12. What role do referenced standards play in compliance?
Referenced standards (NFPA, ASHRAE, ANSI, ASTM, UL) often override or extend the base code.
Challenges:
- They’re paywalled
- They update on their own schedules
- Designers often don’t know which edition is actually adopted
- AHJs may enforce older or newer versions inconsistently
A single question (e.g., corridor fire alarm device spacing) may require reading IBC + IFC + NFPA 72 + local amendments.
13. Why is building code research so time-consuming?

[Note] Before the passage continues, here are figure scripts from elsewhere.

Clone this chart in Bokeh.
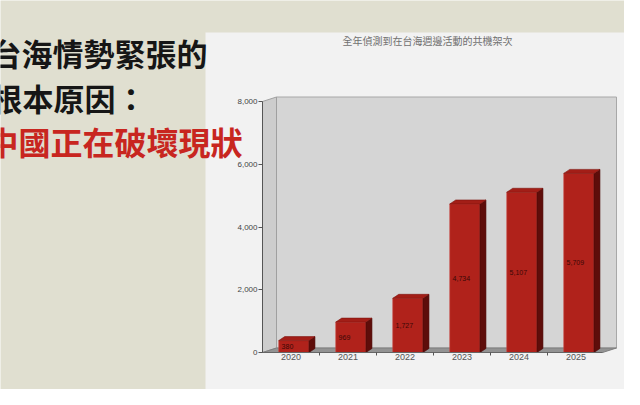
from bokeh.plotting import figure
from bokeh.models import Range1d, FixedTicker, LinearAxis, Label, BoxAnnotation
from bokeh.embed import file_html
from bokeh.resources import INLINE
from bokeh.core.properties import value

# ---- data ----
years = ["2020", "2021", "2022", "2023", "2024", "2025"]
sorties = [380, 969, 1727, 4734, 5107, 5709]
value_labels = ["380", "969", "1,727", "4,734", "5,107", "5,709"]
y_ticks = [0, 2000, 4000, 6000, 8000]
headline = ["台海情勢緊張的", "根本原因：", "中國正在破壞現狀"]
chart_title = "全年偵測到在台海週邊活動的共機架次"

# ---- geometry / style ----
W, H = 624, 389
AX0X, AX0Y = 262, 352               # canvas px of the chart origin
PXX = 57.0                          # px per category
PXY = 31.375 / 1000.0               # px per unit value
BEIGE = "#E0DFD0"
PANEL = "#F2F2F2"
RED = "#C8261F"

p = figure(width=W, height=H, output_backend="svg", toolbar_location=None,
           x_range=Range1d(-0.5 - AX0X / PXX, -0.5 + (W - AX0X) / PXX),
           y_range=Range1d(-(H - AX0Y) / PXY, AX0Y / PXY),
           x_axis_location=None, y_axis_location=None,
           min_border=0, border_fill_color=BEIGE, background_fill_color=BEIGE,
           outline_line_color=None)
p.xgrid.visible = False
p.ygrid.visible = False

# light slide panel
p.add_layout(BoxAnnotation(left=205, right=W + 10, bottom=-10, top=H - 32,
                           left_units="screen", right_units="screen",
                           bottom_units="screen", top_units="screen",
                           fill_color=PANEL, fill_alpha=1, line_color=None, level="underlay"))

# 3D walls
DX = 14 / PXX
DY = 4.5 / PXY
wall_right = (616 - AX0X) / PXX - 0.5
ymax = y_ticks[-1]
p.quad(left=[-0.5 + DX], right=[wall_right], bottom=[DY], top=[ymax + DY],
       fill_color="#D5D5D5", line_color="#A8A8A8", line_width=1)
p.patch([-0.5, -0.5 + DX, -0.5 + DX, -0.5], [0, DY, ymax + DY, ymax],
        fill_color="#CDCDCD", line_color="#A0A0A0", line_width=1)
p.patch([-0.5, wall_right - DX, wall_right, -0.5 + DX], [0, 0, DY, DY],
        fill_color="#939393", line_color="#7E7E7E", line_width=1)

# bars
BW, OFF = 0.53, 0.05
bdx, bdy = 6 / PXX, 4 / PXY
xs_c = list(range(len(years)))
lefts = [i + OFF - BW / 2 for i in xs_c]
rights = [i + OFF + BW / 2 for i in xs_c]
p.quad(left=lefts, right=rights, bottom=0, top=sorties,
       fill_color="#B0221B", line_color="#C8483F", line_width=0.6)
p.patches([[r, r + bdx, r + bdx, r] for r in rights],
          [[0, bdy, v + bdy, v] for v in sorties],
          fill_color="#5E0D0A", line_color="#4A0806", line_width=0.6)
p.patches([[l, r, r + bdx, l + bdx] for l, r in zip(lefts, rights)],
          [[v, v, v + bdy, v + bdy] for v in sorties],
          fill_color="#A31E17", line_color="#7E140F", line_width=0.6)
p.text(x=[l + 0.05 for l in lefts], y=[v / 2 for v in sorties], text=value_labels,
       text_align="left", text_baseline="middle", text_font_size="7px",
       text_font=value("Liberation Sans"), text_color="#3A0806")

# axes (drawn at the chart origin inside the slide)
yax = LinearAxis(fixed_location=-0.5, ticker=FixedTicker(ticks=[], minor_ticks=y_ticks),
                 bounds=(0, ymax), axis_line_color="#555555",
                 minor_tick_line_color="#555555", minor_tick_out=0, minor_tick_in=-4,
                 major_tick_out=0, major_tick_in=0, major_label_standoff=0)
p.add_layout(yax, "left")
xax = LinearAxis(fixed_location=0,
                 ticker=FixedTicker(ticks=[], minor_ticks=[i + 0.5 for i in xs_c[:-1]]),
                 bounds=(-0.5, wall_right - DX), axis_line_color="#666666",
                 minor_tick_line_color="#555555", minor_tick_out=0, minor_tick_in=-3,
                 major_tick_out=0, major_tick_in=0, major_label_standoff=0)
p.add_layout(xax, "below")

# tick labels
p.text(x=-0.5, y=y_ticks, text=[f"{t:,}" for t in y_ticks], x_offset=-5,
       text_align="right", text_baseline="middle", text_font_size="8px",
       text_font=value("Liberation Sans"), text_color="#444444")
p.text(x=xs_c, y=0, text=years, y_offset=1,
       text_align="center", text_baseline="top", text_font_size="9px",
       text_font=value("Liberation Sans"), text_color="#555555")

# chart title
p.add_layout(Label(x=427, y=H - 40, x_units="screen", y_units="screen", text=chart_title,
                   text_align="center", text_baseline="middle", text_font_size="10px",
                   text_font="Noto Sans CJK TC", text_color="#707070"))

# headline on the left
hx = [-10, -9, -14]
hy = [H - 52, H - 97, H - 140]
hs = ["31px", "31px", "32px"]
hc = ["#161616", "#161616", RED]
for t, x, y, s, c in zip(headline, hx, hy, hs, hc):
    p.add_layout(Label(x=x, y=y, x_units="screen", y_units="screen", text=t,
                       text_align="left", text_baseline="middle", text_font_size=s,
                       text_font="Noto Sans CJK TC", text_font_style="bold", text_color=c))

open("out.html", "w").write(file_html(p, INLINE))
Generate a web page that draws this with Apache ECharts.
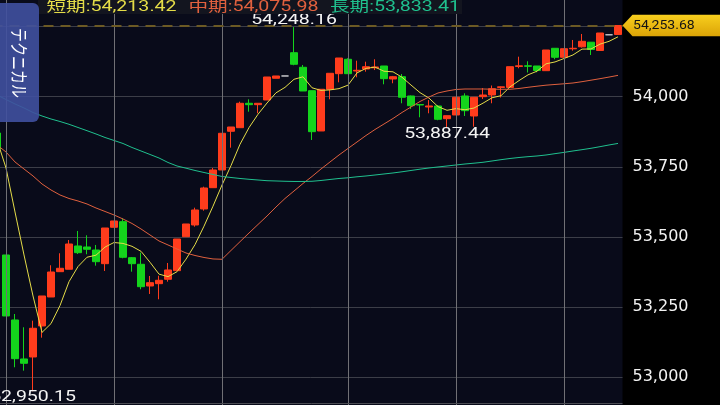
<!DOCTYPE html>
<html>
<head>
<meta charset="utf-8">
<script src="https://cdn.jsdelivr.net/npm/echarts@6/dist/echarts.min.js"></script>
<style>
html,body{margin:0;padding:0;background:#000;}
#c{width:720px;height:405px;}
</style>
</head>
<body>
<div id="c"></div>
<script>
// ---- data ----
const categories = ['1','2','3','4','5','6','7','8','9','10','11','12','13','14','15','16','17','18','19','20',
'21','22','23','24','25','26','27','28','29','30','31','32','33','34','35','36','37','38','39','40',
'41','42','43','44','45','46','47','48','49','50','51','52','53','54','55','56','57','58','59','60',
'61','62','63','64','65','66','67','68','69','70'];

const opens = [53870.6,53435.8,53204.2,53065.2,53072.3,53182.8,53286.1,53376.3,53384.9,53467.9,
53464.3,53453.6,53404.8,53534.5,53554.5,53426.2,53402.7,53325.3,53333.5,53349.2,
53379.9,53501.0,53542.7,53599.8,53675.7,53738.8,53876.7,53889.5,53976.5,53971.5,
53988.2,54065.6,54073.8,54156.8,54104.8,54021.4,53877.8,54026.4,54082.0,54133.3,
54091.6,54098.7,54103.0,54109.4,54063.1,54071.3,54002.5,53972.2,53963.3,53966.9,
53921.6,53934.8,54002.5,53931.2,54000.0,54006.1,54032.8,54032.8,54107.6,54110.1,
54109.4,54092.7,54172.5,54140.4,54170.7,54177.8,54194.2,54164.7,54220.6,54221.7];

const closes = [53813.6,53218.4,53066.2,53049.8,53174.6,53289.7,53375.2,53388.4,53475.0,53444.0,
53456.1,53411.9,53532.0,53557.0,53427.6,53404.8,53322.8,53337.1,53345.6,53382.4,
53492.8,53546.3,53596.2,53674.6,53738.8,53869.6,53892.0,53976.5,53971.5,53976.5,
54070.2,54073.8,54073.8,54115.5,54020.3,53875.3,54026.4,54083.4,54137.9,54082.0,
54094.1,54106.9,54106.0,54064.2,54071.3,53997.9,53967.9,53970.4,53966.9,53919.5,
53932.3,53997.9,53950.1,53997.9,54006.0,54028.5,54035.3,54106.9,54110.1,54108.3,
54093.4,54166.4,54140.4,54171.0,54172.5,54197.4,54168.2,54227.0,54220.6,54253.68];

const lows = [53813.6,53218.4,53035.6,53023.5,52950.15,53141.1,53286.1,53376.3,53384.9,53439.4,
53438.3,53397.7,53378.8,53534.5,53424.0,53376.3,53313.6,53296.8,53277.9,53340.7,
53379.9,53501.0,53536.7,53593.7,53675.7,53738.8,53818.2,53889.5,53946.5,53940.8,
53988.2,54065.6,54073.8,54112.0,54020.3,53845.7,53877.8,53990.7,54051.3,54082.0,
54069.1,54089.1,54095.0,54044.2,54047.8,53976.5,53956.2,53926.6,53940.8,53916.0,
53887.44,53934.8,53931.2,53893.1,53991.8,53976.5,53997.1,54032.8,54101.2,54086.2,
54087.0,54092.7,54133.3,54140.4,54163.9,54175.0,54148.6,54164.7,54220.6,54221.7];

const highs = [53870.6,53435.8,53225.5,53178.1,53201.7,53289.7,53399.1,53441.9,53489.3,53521.4,
53506.0,53471.5,53532.0,53557.0,53566.6,53428.7,53444.0,53361.0,53362.0,53407.3,
53492.8,53546.3,53604.4,53679.2,53745.9,53869.6,53892.0,53982.2,53990.7,53976.5,
54070.2,54073.8,54073.8,54248.16,54113.0,54021.4,54026.4,54083.4,54137.9,54137.0,
54128.3,54124.7,54133.3,54109.4,54074.0,54080.9,54004.0,53974.0,53988.0,53970.0,
53932.3,53997.9,54012.1,53997.9,54031.0,54039.9,54037.0,54106.9,54142.6,54126.2,
54109.4,54166.4,54172.5,54171.0,54202.1,54223.5,54194.2,54227.0,54220.6,54253.68];

const maShort = [53845.7,53745.9,53589.1,53435.8,53289.7,53159.8,53191.2,53255.6,53340.6,53394.5,
53427.8,53435.1,53463.9,53480.3,53477.0,53466.7,53448.9,53409.9,53367.6,53358.6,
53376.2,53420.9,53472.7,53538.5,53609.8,53685.2,53754.3,53830.4,53889.7,53937.3,
53977.4,54013.8,54033.2,54062.0,54070.8,54031.8,54022.3,54024.2,54028.7,54041.1,
54084.8,54100.9,54105.4,54090.7,54088.6,54069.3,54041.5,54014.4,53994.9,53964.6,
53951.5,53957.5,53953.4,53959.6,53976.9,53996.1,54003.6,54035.0,54057.4,54077.9,
54090.9,54117.1,54123.8,54136.0,54148.8,54169.6,54170.0,54187.3,54197.2,54213.42];

const maMid = [53827.9,53802.9,53767.3,53742.3,53717.4,53688.9,53667.5,53649.7,53637.2,53628.3,
53617.6,53603.3,53590.9,53578.4,53564.1,53548.1,53528.5,53507.1,53485.7,53471.5,
53457.2,53442.9,53434.0,53426.9,53421.6,53420.5,53451.9,53483.2,53514.2,53544.5,
53574.8,53606.9,53637.2,53663.9,53690.6,53715.6,53742.3,53767.3,53792.2,53815.4,
53838.5,53861.7,53883.1,53902.7,53922.3,53943.7,53963.3,53982.9,53998.9,54013.2,
54020.3,54025.7,54027.4,54027.4,54027.4,54026.7,54026.4,54026.4,54029.2,54033.5,
54037.4,54041.0,54043.5,54046.0,54048.8,54053.5,54058.8,54064.2,54069.9,54075.98];

const maLong = [54006.1,53990.0,53974.0,53959.7,53943.7,53931.2,53920.5,53911.6,53901.6,53890.2,
53878.8,53867.1,53854.6,53843.9,53833.2,53818.9,53806.5,53794.0,53781.5,53765.5,
53753.0,53745.2,53737.0,53729.8,53722.7,53715.6,53712.0,53708.5,53705.6,53703.1,
53700.6,53699.6,53698.5,53697.8,53697.8,53698.5,53701.3,53704.9,53708.5,53711.0,
53714.5,53717.4,53720.9,53724.5,53728.1,53732.3,53737.0,53741.6,53745.9,53749.5,
53753.0,53756.6,53760.1,53763.0,53766.2,53770.8,53775.5,53779.7,53783.3,53786.2,
53788.7,53792.2,53796.9,53801.5,53806.5,53811.1,53816.1,53821.8,53827.9,53833.41];

const yTickValues = [53000, 53250, 53500, 53750, 54000];
const yTickLabels = ['53,000', '53,250', '53,500', '53,750', '54,000'];
const timeGridCategories = ['2', '14', '26', '40', '52', '64'];
const legendNames = ['短期', '中期', '長期'];
const tabLabel = 'テクニカル';
const labelledHighValues = [54248.16];
const labelledLowValues = [52950.15, 53887.44];

// ---- styling ----
const C_UP = '#ff3c1c', C_DOWN = '#14d41c';
const C_SHORT = '#e4dc48', C_MID = '#e0603e', C_LONG = '#1fc08e';
const GRID = {left: -7.5, right: 97.5, top: -43.6, bottom: -42.4};

function fmt2(v) {
  const s = v.toFixed(2).split('.');
  return s[0].replace(/\B(?=(\d{3})+(?!\d))/g, ',') + '.' + s[1];
}

const chart = echarts.init(document.getElementById('c'), null, {renderer: 'canvas'});
const last = closes.length - 1;

const option = {
  animation: false,
  backgroundColor: '#000000',
  grid: Object.assign({show: true, backgroundColor: '#090b1a', borderWidth: 0,
    containLabel: false, outerBoundsMode: 'none'}, GRID),
  xAxis: {
    type: 'category', data: categories, boundaryGap: true,
    axisLine: {show: false}, axisTick: {show: false}, axisLabel: {show: false}, splitLine: {show: false}
  },
  yAxis: {
    type: 'value', position: 'right', min: 52750, max: 54500, interval: 250,
    axisLine: {show: false}, axisTick: {show: false},
    splitLine: {show: true, lineStyle: {color: '#3c3e48', width: 1}},
    axisLabel: {
      color: '#f2f2f2', fontSize: 16, fontFamily: 'DejaVu Sans', margin: 10,
      formatter: function (v) { const i = yTickValues.indexOf(v); return i >= 0 ? yTickLabels[i] : ''; }
    }
  },
  series: [
    {
      name: 'timegrid', type: 'line', data: categories.map(function () { return null; }),
      z: 1, silent: true, showSymbol: false, lineStyle: {opacity: 0},
      markLine: {
        silent: true, symbol: ['none', 'none'], label: {show: false},
        lineStyle: {color: '#707075', width: 1, type: 'solid'},
        data: timeGridCategories.map(function (c) { return {xAxis: c}; })
      }
    },
    {
      name: 'price', type: 'candlestick', z: 3, barWidth: 7,
      data: categories.map(function (c, i) { return [opens[i], closes[i], lows[i], highs[i]]; }),
      itemStyle: {
        color: C_UP, color0: C_DOWN, borderColor: C_UP, borderColor0: C_DOWN,
        borderColorDoji: '#c8c8cc', borderWidth: 1
      },
      markLine: {
        silent: true, symbol: ['none', 'none'], label: {show: false},
        lineStyle: {color: '#6c5a24', width: 2, type: [10, 7]},
        data: [{yAxis: closes[last]}]
      }
    },
    {name: legendNames[0], type: 'line', z: 4, data: maShort, showSymbol: false, smooth: false,
      lineStyle: {color: C_SHORT, width: 1}},
    {name: legendNames[1], type: 'line', z: 4, data: maMid, showSymbol: false, smooth: false,
      lineStyle: {color: C_MID, width: 1}},
    {name: legendNames[2], type: 'line', z: 4, data: maLong, showSymbol: false, smooth: false,
      lineStyle: {color: C_LONG, width: 1}}
  ]
};
chart.setOption(option);

// ---- overlays positioned through the chart's own scales ----
const W = chart.getWidth();
const plotRight = W - GRID.right;
function px(i, v) { return chart.convertToPixel({gridIndex: 0}, [i, v]); }

const elements = [];
elements.push({type: 'line', z: 50, silent: true,
  shape: {x1: 0, y1: 403.5, x2: plotRight, y2: 403.5}, style: {stroke: '#4a4b52', lineWidth: 1}});

labelledHighValues.forEach(function (hv) {
  const i = highs.indexOf(hv);
  const p = px(i, highs[i]);
  elements.push({type: 'text', z: 60, silent: true, x: p[0], y: p[1] - 7, scaleX: 1.3,
    style: {text: fmt2(highs[i]), fill: '#f4f4f4', font: '15px Roboto', align: 'center', verticalAlign: 'middle'}});
});
labelledLowValues.forEach(function (lv) {
  const i = lows.indexOf(lv);
  const p = px(i, lows[i]);
  elements.push({type: 'text', z: 60, silent: true, x: p[0], y: p[1] + 6, scaleX: 1.3,
    style: {text: fmt2(lows[i]), fill: '#f4f4f4', font: '15px Roboto', align: 'center', verticalAlign: 'middle'}});
});

// legend bar
elements.push({type: 'rect', z: 70, silent: true, shape: {x: 38, y: 0, width: 424, height: 14},
  style: {fill: '#13151f'}});
const legendVals = [maShort[last], maMid[last], maLong[last]];
const legendCols = [C_SHORT, C_MID, C_LONG];
const legendX = [46.5, 188.5, 330];
legendNames.forEach(function (n, k) {
  elements.push({type: 'text', z: 71, silent: true, x: legendX[k], y: 7, scaleX: 1.4,
    style: {text: n + ':' + fmt2(legendVals[k]), fill: legendCols[k],
      font: '14px Roboto, "Noto Sans CJK JP"', align: 'left', verticalAlign: 'middle'}});
});

// side tab
elements.push({type: 'rect', z: 80, silent: true, shape: {x: -8, y: 3, width: 47, height: 119, r: 6},
  style: {fill: 'rgba(64,80,160,0.9)'}});
elements.push({type: 'text', z: 81, silent: true, x: 19, y: 63, rotation: -Math.PI / 2, scaleY: 1.3,
  style: {text: tabLabel, fill: '#ffffff', font: '14px "Noto Sans CJK JP"', align: 'center', verticalAlign: 'middle'}});

// last price tag
const pLast = px(last, closes[last]);
const ty = pLast[1];
elements.push({type: 'polygon', z: 90, silent: true,
  shape: {points: [[plotRight, ty], [plotRight + 10, ty - 10.8], [W, ty - 10.8], [W, ty + 10.8], [plotRight + 10, ty + 10.8]]},
  style: {fill: {type: 'linear', x: 0, y: 0, x2: 0, y2: 1,
    colorStops: [{offset: 0, color: '#f8cf1e'}, {offset: 1, color: '#dba306'}]}}});
elements.push({type: 'text', z: 91, silent: true, x: plotRight + 10.5, y: ty + 0.5, scaleX: 1.17,
  style: {text: fmt2(closes[last]), fill: '#141414', font: '12px Roboto', align: 'left', verticalAlign: 'middle'}});

chart.setOption({graphic: {elements: elements}});
</script>
</body>
</html>
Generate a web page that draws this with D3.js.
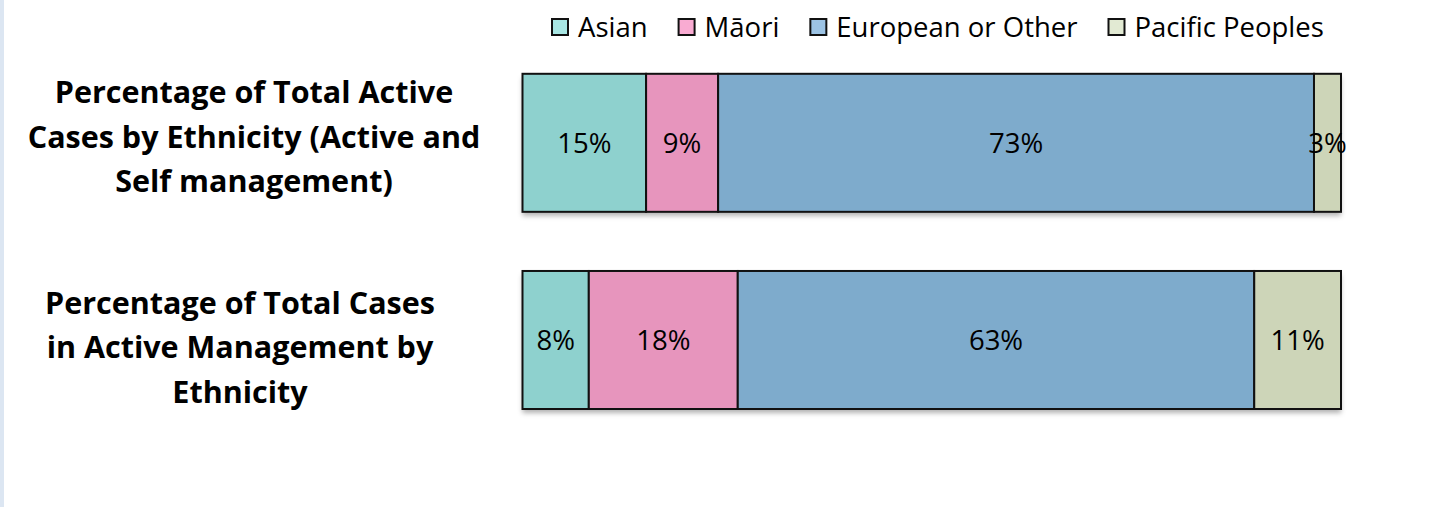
<!DOCTYPE html>
<html>
<head>
<meta charset="utf-8">
<script src="https://cdn.jsdelivr.net/npm/d3@7"></script>
<style>
  body { margin: 0; background: #fff; }
  svg { display: block; font-family: "Open Sans", Lato, sans-serif; }
</style>
</head>
<body>
<svg id="chart"></svg>
<script>
var width = 1436;
var height = 507;

// data
var ethnicities = ["Asian", "Māori", "European or Other", "Pacific Peoples"];
var rowLabels = [
    ["Percentage of Total Active", "Cases by Ethnicity (Active and", "Self management)"],
    ["Percentage of Total Cases", "in Active Management by", "Ethnicity"]
];
var activeAndSelf = [15.1, 8.8, 72.8, 3.3];
var activeOnly = [8.1, 18.2, 63.1, 10.6];
var rows = [activeAndSelf, activeOnly];

var barColors = ["#8ed1ce", "#e795bd", "#7eabcc", "#cdd5b8"];
var legendColors = ["#a8e6e3", "#f9abd2", "#9cc3e4", "#e2ead3"];

var svg = d3.select("#chart")
    .attr("width", width)
    .attr("height", height);

// light strip on the left edge
svg.append("rect")
    .attr("x", 0).attr("y", 0)
    .attr("width", 4).attr("height", height)
    .attr("fill", "#dce6f2");

var defs = svg.append("defs");
defs.append("filter")
    .attr("id", "shadow")
    .attr("x", "-5%").attr("y", "-10%")
    .attr("width", "110%").attr("height", "130%")
    .append("feDropShadow")
    .attr("dx", 0).attr("dy", 4)
    .attr("stdDeviation", 2.5)
    .attr("flood-color", "#000")
    .attr("flood-opacity", 0.3);

// scales
var xScale = d3.scaleLinear().domain([0, 100]).range([522.5, 1341]);
var yScale = d3.scaleBand()
    .domain(d3.range(rows.length))
    .range([73.8, 409])
    .paddingInner(0.3)
    .paddingOuter(0);

var stackData = rows.map(function (vals, i) {
    var x0 = 0;
    return vals.map(function (v, j) {
        var seg = { row: i, key: j, start: x0, end: x0 + v, value: v };
        x0 += v;
        return seg;
    });
});

// bars
var rowGroups = svg.selectAll(".row")
    .data(stackData)
    .enter()
    .append("g")
    .attr("class", "row");

rowGroups.append("rect")
    .attr("x", xScale(0))
    .attr("y", function (d, i) { return yScale(i); })
    .attr("width", function (d) { return xScale(d[d.length - 1].end) - xScale(0); })
    .attr("height", yScale.bandwidth())
    .attr("fill", "#fff")
    .attr("filter", "url(#shadow)");

rowGroups.selectAll(".seg")
    .data(function (d) { return d; })
    .enter()
    .append("rect")
    .attr("class", "seg")
    .attr("x", function (d) { return xScale(d.start); })
    .attr("y", function (d) { return yScale(d.row); })
    .attr("width", function (d) { return xScale(d.end) - xScale(d.start); })
    .attr("height", yScale.bandwidth())
    .attr("fill", function (d) { return barColors[d.key]; })
    .attr("stroke", "#111")
    .attr("stroke-width", 2);

rowGroups.selectAll(".val")
    .data(function (d) { return d; })
    .enter()
    .append("text")
    .attr("class", "val")
    .attr("x", function (d) { return (xScale(d.start) + xScale(d.end)) / 2; })
    .attr("y", function (d) { return yScale(d.row) + yScale.bandwidth() / 2; })
    .attr("dy", "0.36em")
    .attr("text-anchor", "middle")
    .style("font-size", "27.5px")
    .attr("fill", "#000")
    .text(function (d) { return Math.round(d.value) + "%"; });

// category labels on the left
var labelCx = [254, 240];
var labelMidBase = [147.5, 358];
var lineGap = 44.5;

rowLabels.forEach(function (lines, i) {
    svg.append("text")
        .attr("text-anchor", "middle")
        .style("font-size", "30.5px")
        .style("font-weight", "bold")
        .attr("fill", "#000")
        .selectAll("tspan")
        .data(lines)
        .enter()
        .append("tspan")
        .attr("x", labelCx[i])
        .attr("y", function (d, k) { return labelMidBase[i] + (k - 1) * lineGap; })
        .text(function (d) { return d; });
});

// legend
var legend = svg.append("g").attr("transform", "translate(551, 18)");
var lx = 0;
ethnicities.forEach(function (name, i) {
    var g = legend.append("g").attr("transform", "translate(" + lx + ",0)");
    g.append("rect")
        .attr("x", 1).attr("y", 1)
        .attr("width", 16).attr("height", 16)
        .attr("fill", legendColors[i])
        .attr("stroke", "#111")
        .attr("stroke-width", 2);
    var t = g.append("text")
        .attr("x", 27)
        .attr("y", 9)
        .attr("dy", "0.36em")
        .style("font-size", "27.5px")
        .attr("fill", "#000")
        .text(name);
    lx += 27 + t.node().getComputedTextLength() + 30;
});
</script>
</body>
</html>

Because professionals must:
- Jump across multiple PDFs
- Search ambiguous keywords
- Cross-check exceptions
- Compare editions
- Validate against local amendments
- Email seniors for interpretation
- Document findings
Most firms lack standardized research workflows or centralized knowledge systems, so each designer effectively “starts from scratch.”
14. What makes building codes especially difficult for AI tools?
AI struggles because:
- Codes require reasoning, not keyword matching
- Logic spans multiple documents
- Amendments override base text
- Exceptions and definitions control applicability
- Interpretation requires project context
- Jurisdictions apply codes differently
AI that only performs “search” produces shallow, incomplete, or incorrect answers - leading to mistrust among professionals.
15. How does poor documentation increase liability?
When reasoning is not documented, firms can’t prove:
- Why a decision was made
- What assumptions were used
- Whether research included amendments
- Whether the correct edition was applied
In disputes or lawsuits, undocumented decisions are viewed as uninformed decisions, increasing the firm’s exposure.
16. What single change would most improve code compliance?
Standardized, project-aware, centralized code reasoning systems that:
- Capture decisions
- Track citations
- Integrate amendments
- Maintain project memory
- Connect multi-code logic
This reduces rework, improves accuracy, and preserves institutional knowledge across the firm.